A word here about coffee from Agent Cooper of "Twin Peaks":
"This is -- excuse me -- a DAMN fine cup of coffee. I've had I don't
know how many cups of coffee in my life, but this is one of the best."
If it hadn't looked insane, I'd have mouthed these words to an imaginary
dining companion across the booth from me, possibly a lady holding a log.
Around me sat a colorful
mix of bikers headed to the Harley rally in Sturgis and tired-looking
motorists and truckers. The two guys next to me smoked wearily through
their mustaches, looking just over one another's shoulders, never speaking.
That was great.
I had bacon and eggs
and hash browns, hearty and delicious, four cups of damn fine coffee (setting
off a long string of goddamn bathroom stops), and then apple pie with
ice cream, in the "On the Road" tradition. A few words about
pie here, from a pie eater wiser than me (again from Twin Peaks):
"I plan on writing
an epic poem about this gorgeous pie!"
-- FBI Chief Gordon Cole (played by David Lynch)
Route
16 Diner
417 Main Street
Hill City, SD
Map
this restaurant
This is one of those
cookie-cutter diners that serves passable standards under glaring lights
over silver-lined formica tables and black and white checked floors. Marilyn
Monroe and Elvis pictures on the wall. You know the retro score.
I had a burger and
fries and strawberry milkshake and tried to recover from Mt. Rushmore,
which I'd just fled. Record crowds bumrushed those old faces that day,
thanks in part to the Harley rally. 15 minutes was about all I could take
(see photo), and 10 of that was spent driving 'round and 'round the parking
structure. Yeah, there's a parking structure! Flabbergasting. There are
times during a long trip when you feel defeated, and this was one. What's
that line from "White Noise"? "They're taking pictures
of taking pictures." Something like that. Well, that's Rushmore.
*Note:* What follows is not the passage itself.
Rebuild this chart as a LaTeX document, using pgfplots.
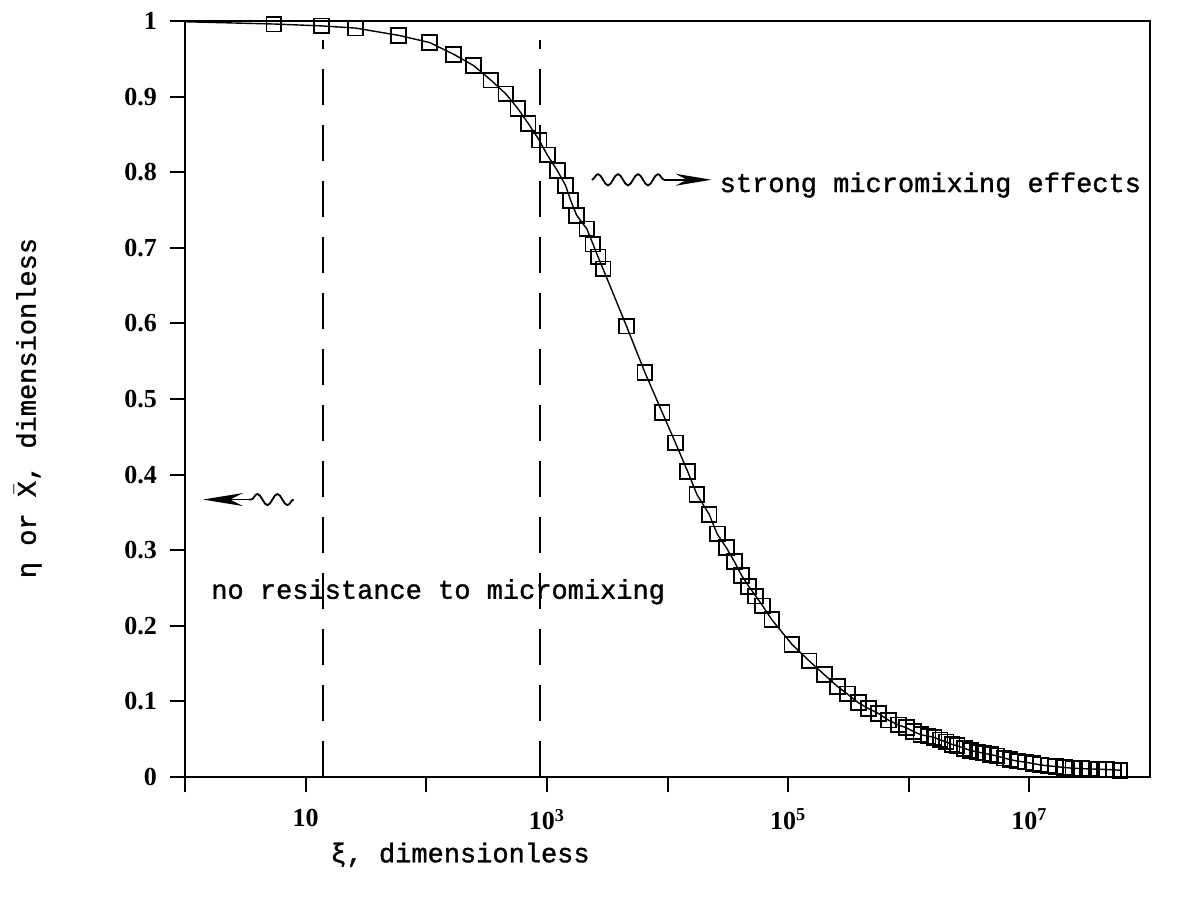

In my opinion, you're better off at the Crazy Horse monument, just 15
minutes down the road.
Belle
Inn
Where Highways 35, 85, and 212 meet
Belle Fourche, SD
Map
this restaurant
The picture here says
it. Dim light, booths, enough tiny creams to last the whole coffee decanter
they give you, and then some. I can't say enough about the decanter. I
know, it's neat to have the waitperson (especially one named Flo) come
over and say, "Little warm-up?" and pour the coffee for you,
but sometimes they're busy and your cup goes empty for longer than you'd
like. The decanter puts your coffee in your own hands.
Bacon and eggs. Four
strips of really thick and greasy bacon, and fluffy hash browns unlike
the kind you get at, say, Sparky's in San Francisco. Know the difference?
There are two types: the stringy, dry, frozen-seeming kind, and then the
fluffy, shredded variety, moist with butter or oil. These were perfectly
the latter. Belle Inn was a serendipitous discovery and the ideal good
morning to my trip's best day of driving, all the way up Montana's Highway
212 where the sky is big, the roads are empty, and the antelope play.
212 meets up with I-90 at the Little Bighorn battlefield, which I recommend
to anyone driving in these parts. (Big thanks to Carolyn Morado for the
212 tip!)
Oh, I also had some
pie at Belle Inn (peach this time), even though it was 10 in the morning.
To close this entry, some last fond words about pie:
"When you die,
if you get a choice between going to regular heaven or pie heaven, choose
pie heaven. It might be a trick, but if it's not, mmmmm boy."